Savaşın ne eskisi, ne yenisi!
Akdeniz'de şu an itibariyle, 12 farklı ülkeden 40'a yakın savaş gemisinin olduğu söyleniyor. Bölgenin Suriye nedeniyle sürüklendiği gerginliğin ise, küçücük bir kıvılcımla patlamaya...
Akdeniz'de şu an itibariyle, 12 farklı ülkeden 40'a yakın savaş gemisinin olduğu söyleniyor. Bölgenin Suriye nedeniyle sürüklendiği gerginliğin ise, küçücük bir kıvılcımla patlamaya dönüşebileceği yorumları yapılıyor dış strateji uzmanları tarafından.
Bu uzmanlara göre, IŞİD'in ortaya çıkışı da, Irak'la İran'ı 10 yıl birbiriyle savaştıran mezhepçiliğin yeniden hortlatılması da, Rusya-İran hattının giderek daha çok pervasızlaşması da, Sykes Picot haritasının değişeceğinin göstergesiydi. Beklenen şimşek çaktığı an üçüncü dünya savaşı çıkar mı bilinmez; ama Ortadoğu haritasının değişeceğine kesin gözüyle bakılıyor.
Bildiğiniz karşılaşma, çarpışma, muharebe gibi eski usül yöntemlerle yapılacak gibi gözüküyor üstelik bu.

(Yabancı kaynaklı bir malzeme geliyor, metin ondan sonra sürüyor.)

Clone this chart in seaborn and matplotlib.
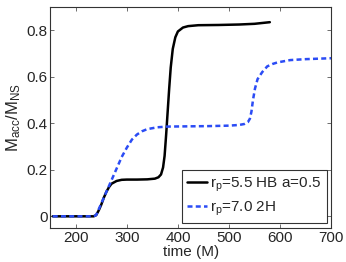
import pandas as pd
import numpy as np
import matplotlib
matplotlib.use('Agg')
import matplotlib.pyplot as plt
import seaborn as sns

# Black curve: r_p=5.5 HB a=0.5
t_hb = [155, 200, 235, 240, 245, 250, 255, 260, 265, 270, 280, 290, 300, 320, 340,
        355, 362, 367, 371, 374, 377, 380, 383, 386, 390, 395, 400, 410, 420, 440,
        480, 520, 550, 580]
m_hb = [0, 0, 0, 0.005, 0.025, 0.05, 0.08, 0.105, 0.125, 0.14, 0.152, 0.157, 0.158,
        0.158, 0.159, 0.162, 0.168, 0.18, 0.21, 0.26, 0.35, 0.45, 0.55, 0.64, 0.72,
        0.77, 0.795, 0.812, 0.818, 0.822, 0.823, 0.825, 0.828, 0.835]

# Blue dashed curve: r_p=7.0 2H
t_2h = [155, 200, 235, 240, 245, 250, 255, 260, 265, 270, 275, 280, 290, 300, 310,
        320, 330, 340, 360, 380, 420, 460, 500, 520, 530, 537, 541, 544, 547, 551,
        556, 565, 575, 585, 595, 620, 650, 700]
m_2h = [0, 0, 0, 0.005, 0.03, 0.055, 0.08, 0.105, 0.13, 0.155, 0.18, 0.205, 0.255,
        0.295, 0.33, 0.352, 0.366, 0.375, 0.383, 0.386, 0.387, 0.388, 0.39, 0.393,
        0.397, 0.405, 0.42, 0.45, 0.5, 0.55, 0.59, 0.62, 0.645, 0.655, 0.662, 0.672,
        0.676, 0.68]

lab_hb = 'r$_p$=5.5 HB a=0.5'
lab_2h = 'r$_p$=7.0 2H'

df = pd.concat([
    pd.DataFrame({'time': t_hb, 'macc': m_hb, 'run': lab_hb}),
    pd.DataFrame({'time': t_2h, 'macc': m_2h, 'run': lab_2h}),
])

sns.set_style('white')
plt.rcParams['font.family'] = ['Liberation Sans', 'DejaVu Sans']
plt.rcParams['mathtext.default'] = 'regular'
plt.rcParams['xtick.direction'] = 'in'
plt.rcParams['ytick.direction'] = 'in'

fig, ax = plt.subplots(figsize=(3.46, 2.62), dpi=100)
sns.lineplot(data=df, x='time', y='macc', hue='run', style='run',
             palette={lab_hb: 'black', lab_2h: '#2b4cf5'},
             dashes={lab_hb: '', lab_2h: (2, 1.3)}, linewidth=1.8, ax=ax, sort=False)

ax.set_xlim(150, 700)
ax.set_ylim(-0.05, 0.9)
ax.set_xticks([200, 300, 400, 500, 600, 700])
ax.set_yticks([0, 0.2, 0.4, 0.6, 0.8])
ax.set_yticklabels(['0', '0.2', '0.4', '0.6', '0.8'])
ax.tick_params(labelsize=11, length=3, width=0.6, top=True, right=True,
               left=True, bottom=True, pad=2, color='#555555')
for s in ax.spines.values():
    s.set_linewidth(0.8)
    s.set_color('#333333')
ax.set_xlabel('time (M)', fontsize=11, labelpad=0)
ax.set_ylabel('M$_{acc}$/M$_{NS}$', fontsize=12, labelpad=2)

leg = ax.legend(loc='lower right', fontsize=11, frameon=True, fancybox=False,
                edgecolor='black', handlelength=1.3, borderaxespad=0.3,
                labelspacing=0.4, handletextpad=0.2, borderpad=0.35)
leg.get_frame().set_linewidth(0.8)

plt.subplots_adjust(left=0.145, right=0.957, top=0.973, bottom=0.13)
plt.savefig('out.png', dpi=100)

Toprak kazanma odaklı, yeraltı kaynaklarına sahip olma amaçlı bir savaş bekleniyor yani.
Oysa biz bu tür savaşların bittiğini düşünüyorduk; birincisi toprak kazanma amacının ikinci dünya savaşıyla birlikte tarih olduğu, ikincisi asker konuşlandırarak bir bölgeyi kontrol etmenin çoktan demode olduğu gerekçesiyle...
ABD'nin Irak'ı işgali bu tür konvansiyonel savaş türünün büyük devletler için artık faydadan çok zarar getirdiğinin deliliydi. O gün bugündür, senin ülken içinde olmayan, senin ülkenin hinterlandı içinde bile olmayan bir toprağın işgal edilmesi ve yönetilmesi artık uzak durulan ve etkili biçimde kaçınılan bir stratejiydi.